Being lazy, I like the flap-sander idea. 

Mike


----------



## buzzard767 (Oct 4, 2007)

Agreed. You can enhance somewhat by adding a little bee's wax to the mineral oil, heat so that it goes into solution (it will stay in solution), and spreading on a newly sanded surface.


----------



## leelarsen (Jul 17, 2011)

Hi,

I have an authentic teak Dansk ice bucket that has very mild mildew on the underside of the lid and a few marks on it htat I think can come off with refinishing, so I was researching and found this thread from a few years ago.  Don’t know if any of you will see this and read it or comment, but I was curious what “cleaner” you would recommend for the first step?  I have a dremel with sandpaper wheel I can use, or by hand for that part, but I am still worried about removing the finish too much.  Since this item has a plastic liner for where the ice goes, I don’t think they may not have used a standard “food-safe” stain or coating.  Isn’t “orange oil” sometimes used on wood as a stain or sealant?  Is that “food safe” over time?  Could that have b een what they used on this teak in production? For some reason I am thinking it is, but I don’t know why, just a hunch.

Thanks,

Lee


----------



## boar_d_laze (Feb 13, 2008)

Orange oil is mostly used as a degreaser, not for finishing wood.  Lemon oil is another story.  It's used as a cleaner and preservative for already finished, sealed wood.   
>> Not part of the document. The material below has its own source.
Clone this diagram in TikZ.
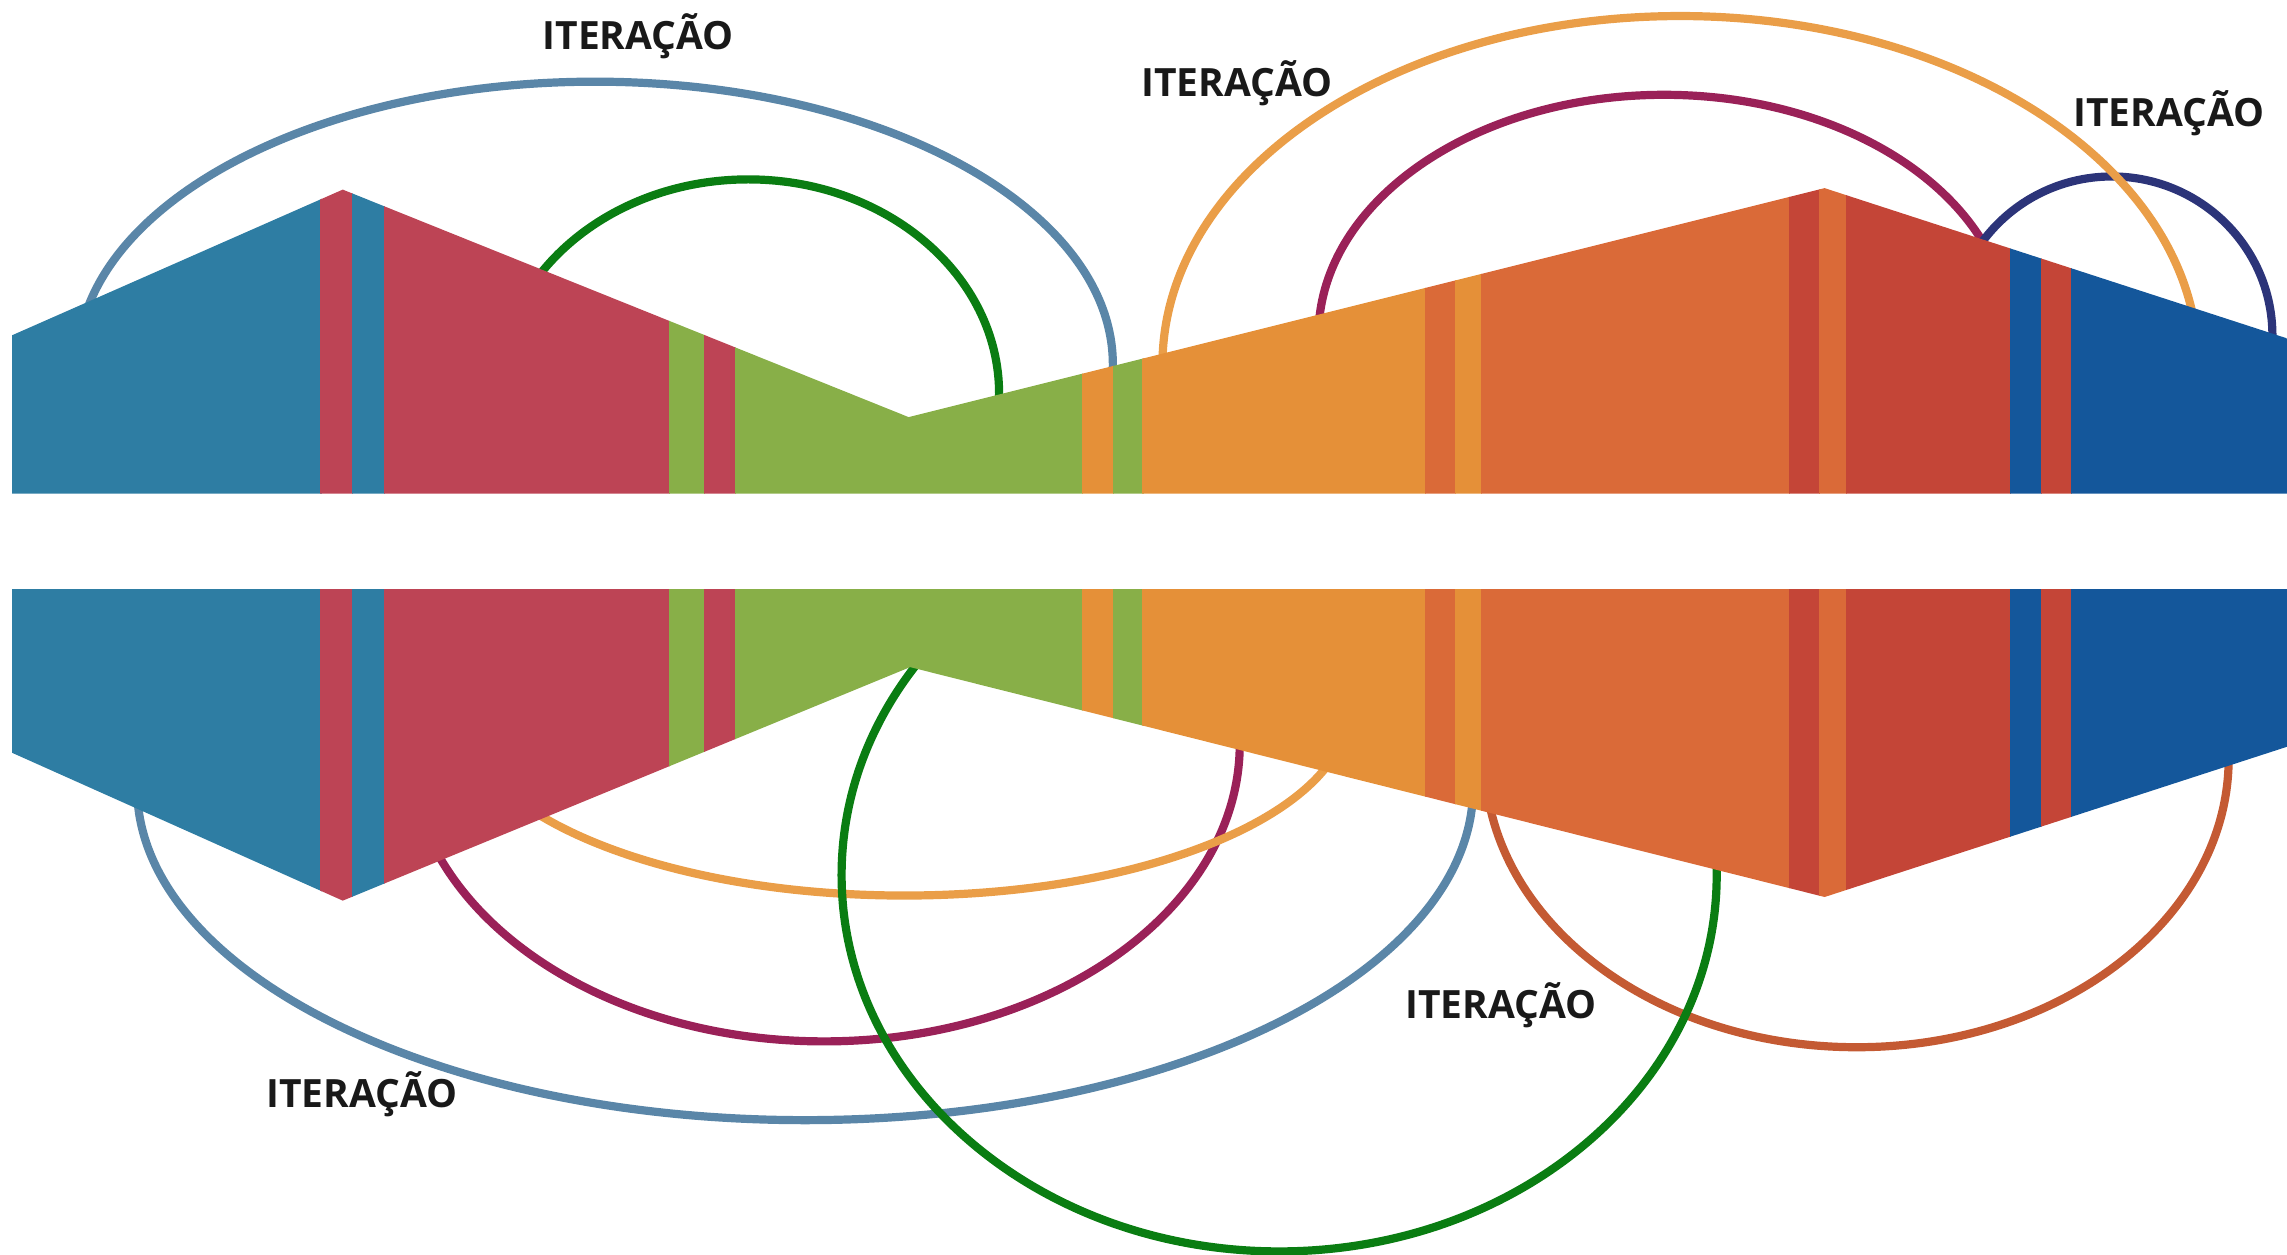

Try using a solution of ordinary household bleach to get rid of the mildew.  Start with a ratio of 4 parts water to 1 of bleach, and if that doesn't work after several applications, go equal parts.  Don't let it soak for more than a couple of minutes or it will bleach the color right out of the wood (why they call it bleach, doncha know).  Rather, use successive applications, rinsing between them.  After you're positive the mold is completely gone, give it a final rinse and allow to thoroughly dry.  Then you can oil it.

For your oil finish, use ordinary mineral oil -- the kind you buy at a drug store.  After you've oiled your bucket, if you don't like its appearance we can discuss alternatives.    Oil it generously everyday, until it won't absorb any more.  Then oil it every couple of months or so to keep the wood saturated.  While you're at it, do your cutting boards too.

If you want to tweak it a bit right off the bat, get some beeswax and melt it into your mineral oil at a ratio of about 5 parts oil to one part wax (by weight).  The blend will give you a deeper color, and won't need refreshing as often as straight mineral oil.

BDL


----------



## longcolts (Jan 23, 2011)

If the ice bucket has a plastic liner why would you need to worry about using a food safe finish for it?  As a former Upholsterer and Woodworker I can tell you that the most accepted finish used for Teak that may get some moisture on it, would be Tung oil, although the process of applying it can be quite involved.  If your not comfortable with using it then your best bet is to finish it the way BDL described.


----------



## chefedb (Apr 3, 2010)

Boar d Laze is right  on.  It should also be noted that food grade mineral oil is edible. Where cleaning type orange and lemon oils are most likely not.


----------